Copy exactly the lines of the records below, and only those lines, beginning with the line that contains "Output the Python" and ending with the line that contains "import pandas as pd".
-- begin DATASET ENTRIES --
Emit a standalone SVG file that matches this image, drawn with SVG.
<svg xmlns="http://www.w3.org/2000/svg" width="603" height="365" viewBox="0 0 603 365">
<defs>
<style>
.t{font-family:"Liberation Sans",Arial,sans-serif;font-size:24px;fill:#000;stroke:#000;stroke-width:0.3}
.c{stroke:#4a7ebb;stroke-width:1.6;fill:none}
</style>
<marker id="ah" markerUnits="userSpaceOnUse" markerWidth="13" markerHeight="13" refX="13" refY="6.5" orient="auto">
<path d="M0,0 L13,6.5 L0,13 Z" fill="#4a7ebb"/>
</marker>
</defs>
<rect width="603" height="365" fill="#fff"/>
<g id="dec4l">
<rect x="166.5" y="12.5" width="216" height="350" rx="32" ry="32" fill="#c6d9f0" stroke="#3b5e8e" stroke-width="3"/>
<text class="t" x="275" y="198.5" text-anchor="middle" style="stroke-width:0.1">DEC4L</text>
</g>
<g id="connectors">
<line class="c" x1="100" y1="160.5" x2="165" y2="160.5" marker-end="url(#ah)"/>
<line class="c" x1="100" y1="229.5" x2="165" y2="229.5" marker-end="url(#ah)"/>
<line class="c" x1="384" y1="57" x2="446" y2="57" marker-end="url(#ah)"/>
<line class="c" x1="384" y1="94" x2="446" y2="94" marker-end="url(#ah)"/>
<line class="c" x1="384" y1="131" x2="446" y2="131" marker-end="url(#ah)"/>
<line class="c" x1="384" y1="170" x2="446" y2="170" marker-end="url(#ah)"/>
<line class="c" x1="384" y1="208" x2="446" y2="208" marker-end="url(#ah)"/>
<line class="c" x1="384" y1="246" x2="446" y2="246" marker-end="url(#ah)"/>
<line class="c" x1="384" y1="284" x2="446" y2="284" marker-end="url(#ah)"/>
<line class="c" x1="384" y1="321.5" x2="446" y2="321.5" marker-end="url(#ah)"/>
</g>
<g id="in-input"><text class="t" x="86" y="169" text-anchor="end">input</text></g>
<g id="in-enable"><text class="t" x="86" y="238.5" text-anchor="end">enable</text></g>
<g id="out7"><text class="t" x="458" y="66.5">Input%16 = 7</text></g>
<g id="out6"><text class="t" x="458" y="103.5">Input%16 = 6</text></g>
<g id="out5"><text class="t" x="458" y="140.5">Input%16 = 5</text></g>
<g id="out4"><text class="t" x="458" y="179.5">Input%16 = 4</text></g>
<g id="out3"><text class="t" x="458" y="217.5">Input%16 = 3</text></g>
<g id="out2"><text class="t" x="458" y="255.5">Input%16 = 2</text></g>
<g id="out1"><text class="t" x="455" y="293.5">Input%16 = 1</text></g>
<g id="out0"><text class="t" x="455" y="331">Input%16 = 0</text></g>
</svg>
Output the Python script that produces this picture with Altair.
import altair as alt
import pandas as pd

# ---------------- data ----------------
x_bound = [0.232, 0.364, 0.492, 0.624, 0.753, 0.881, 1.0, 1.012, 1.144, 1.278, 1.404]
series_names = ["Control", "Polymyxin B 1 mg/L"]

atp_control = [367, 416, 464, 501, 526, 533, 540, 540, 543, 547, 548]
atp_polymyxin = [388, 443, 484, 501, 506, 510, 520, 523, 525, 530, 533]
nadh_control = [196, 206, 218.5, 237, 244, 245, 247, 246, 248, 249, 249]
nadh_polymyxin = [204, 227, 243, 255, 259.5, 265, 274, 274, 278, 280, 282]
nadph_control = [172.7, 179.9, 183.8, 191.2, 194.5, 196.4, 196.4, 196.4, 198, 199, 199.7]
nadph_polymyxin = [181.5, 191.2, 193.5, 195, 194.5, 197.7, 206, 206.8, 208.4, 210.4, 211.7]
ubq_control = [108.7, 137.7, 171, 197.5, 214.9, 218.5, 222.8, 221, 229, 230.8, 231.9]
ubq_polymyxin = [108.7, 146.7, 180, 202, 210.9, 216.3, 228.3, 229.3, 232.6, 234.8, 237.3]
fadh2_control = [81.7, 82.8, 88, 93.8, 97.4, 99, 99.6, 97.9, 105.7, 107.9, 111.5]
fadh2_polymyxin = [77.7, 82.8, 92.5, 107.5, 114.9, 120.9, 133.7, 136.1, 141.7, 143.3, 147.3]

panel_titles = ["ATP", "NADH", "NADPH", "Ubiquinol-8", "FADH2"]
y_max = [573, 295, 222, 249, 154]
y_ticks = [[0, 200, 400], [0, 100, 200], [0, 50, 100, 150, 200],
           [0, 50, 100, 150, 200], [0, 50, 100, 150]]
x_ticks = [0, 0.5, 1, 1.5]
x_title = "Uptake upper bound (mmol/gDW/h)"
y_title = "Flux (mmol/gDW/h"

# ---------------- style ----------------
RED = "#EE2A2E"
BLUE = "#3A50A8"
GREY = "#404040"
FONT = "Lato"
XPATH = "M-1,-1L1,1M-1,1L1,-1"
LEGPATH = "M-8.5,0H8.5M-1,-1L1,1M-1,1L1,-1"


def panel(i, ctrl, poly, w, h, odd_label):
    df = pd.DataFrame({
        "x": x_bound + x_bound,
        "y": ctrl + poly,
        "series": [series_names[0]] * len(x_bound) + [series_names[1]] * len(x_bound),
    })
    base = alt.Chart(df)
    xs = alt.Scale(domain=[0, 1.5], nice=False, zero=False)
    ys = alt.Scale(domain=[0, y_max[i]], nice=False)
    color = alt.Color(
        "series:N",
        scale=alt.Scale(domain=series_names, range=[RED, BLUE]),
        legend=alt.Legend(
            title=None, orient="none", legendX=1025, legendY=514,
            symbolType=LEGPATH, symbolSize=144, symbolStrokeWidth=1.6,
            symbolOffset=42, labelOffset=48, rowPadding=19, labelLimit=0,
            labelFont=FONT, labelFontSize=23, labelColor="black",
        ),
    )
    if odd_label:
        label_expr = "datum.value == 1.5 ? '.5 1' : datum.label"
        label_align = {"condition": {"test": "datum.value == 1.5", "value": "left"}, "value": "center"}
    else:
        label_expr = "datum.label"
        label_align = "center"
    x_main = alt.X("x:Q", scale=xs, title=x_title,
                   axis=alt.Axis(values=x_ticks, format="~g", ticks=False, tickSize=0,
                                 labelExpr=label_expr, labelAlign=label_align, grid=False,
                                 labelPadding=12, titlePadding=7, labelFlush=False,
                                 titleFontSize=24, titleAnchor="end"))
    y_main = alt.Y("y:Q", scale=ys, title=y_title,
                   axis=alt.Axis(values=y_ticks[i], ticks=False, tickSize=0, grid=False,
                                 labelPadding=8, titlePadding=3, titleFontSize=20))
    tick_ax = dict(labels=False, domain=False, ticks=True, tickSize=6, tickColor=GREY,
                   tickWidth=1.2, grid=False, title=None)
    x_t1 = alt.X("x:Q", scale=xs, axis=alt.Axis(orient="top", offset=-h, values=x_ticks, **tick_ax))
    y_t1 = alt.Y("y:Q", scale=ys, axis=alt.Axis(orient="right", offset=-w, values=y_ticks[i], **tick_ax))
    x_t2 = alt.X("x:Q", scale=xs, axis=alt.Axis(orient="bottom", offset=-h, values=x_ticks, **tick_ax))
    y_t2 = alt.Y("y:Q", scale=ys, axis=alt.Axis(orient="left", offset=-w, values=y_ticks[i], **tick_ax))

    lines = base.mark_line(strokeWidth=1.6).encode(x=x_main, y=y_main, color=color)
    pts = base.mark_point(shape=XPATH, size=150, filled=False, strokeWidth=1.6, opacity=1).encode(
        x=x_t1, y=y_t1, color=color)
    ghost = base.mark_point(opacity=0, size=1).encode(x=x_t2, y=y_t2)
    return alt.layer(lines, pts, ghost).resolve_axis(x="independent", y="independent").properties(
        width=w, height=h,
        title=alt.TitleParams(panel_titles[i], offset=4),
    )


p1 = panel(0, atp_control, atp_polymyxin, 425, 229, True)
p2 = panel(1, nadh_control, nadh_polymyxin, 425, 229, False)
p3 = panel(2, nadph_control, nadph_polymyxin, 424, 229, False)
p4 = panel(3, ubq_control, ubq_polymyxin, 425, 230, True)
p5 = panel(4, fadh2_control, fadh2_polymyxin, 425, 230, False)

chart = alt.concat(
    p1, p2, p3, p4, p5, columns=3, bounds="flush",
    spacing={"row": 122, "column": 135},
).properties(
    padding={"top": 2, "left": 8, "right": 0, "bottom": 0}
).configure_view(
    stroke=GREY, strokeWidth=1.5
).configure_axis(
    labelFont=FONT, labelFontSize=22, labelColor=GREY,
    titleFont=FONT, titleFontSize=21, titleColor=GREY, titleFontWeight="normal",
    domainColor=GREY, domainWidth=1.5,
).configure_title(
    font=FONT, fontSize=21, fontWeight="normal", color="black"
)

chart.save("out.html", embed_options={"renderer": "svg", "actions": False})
-- end DATASET ENTRIES --
**REPLY**
Output the Python script that produces this picture with Altair.
import altair as alt
import pandas as pd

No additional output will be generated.